The good news is that the researchers' goal is not to eliminate all of these purchases, but to reduce them. But here's where you realize it's all about price. The bottled water with which the Food Trust supplies the participating corner stores costs 50 cents. For that price, a student can buy a sugary drink and a bag of chips. Think about that for a second. A tasteless and odorless (but refreshing!) zero calories costs twice as much as 200+ sweet and salty calories. That's Big Food's great legacy to society. Thanks, guys!
They have in essence put dirt-cheap candy stores across the street from schools across the country. For pocket change kids can eat nutritionally empty put calorie packed junk twice a day -- and their parents need never know. Meanwhile, the "candymakers" are screaming that anyone who wants to do something about this is a Communist.

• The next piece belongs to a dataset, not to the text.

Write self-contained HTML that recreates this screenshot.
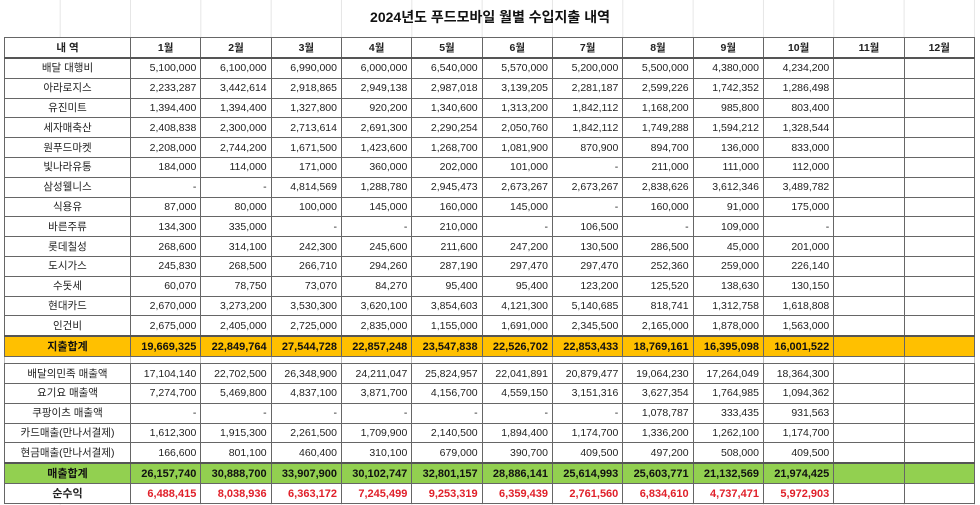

At some point, we're going to have to drain these food swamps. Cities will have to uses zoning laws to restrict what can and can't be sold near school. We're going to have to tax junk food, folks. These kids' purchases are likely significantly underestimated and probably not accounted for properly in most economic models of how taxes will affect purchases. If junk food taxes did nothing else but reduce these shopping trips, they would be a rip-roaring success.
This latest effort shines invaluable light on what's going on in these corner stores. The least our politicians can do is show the courage necessary to do something about it.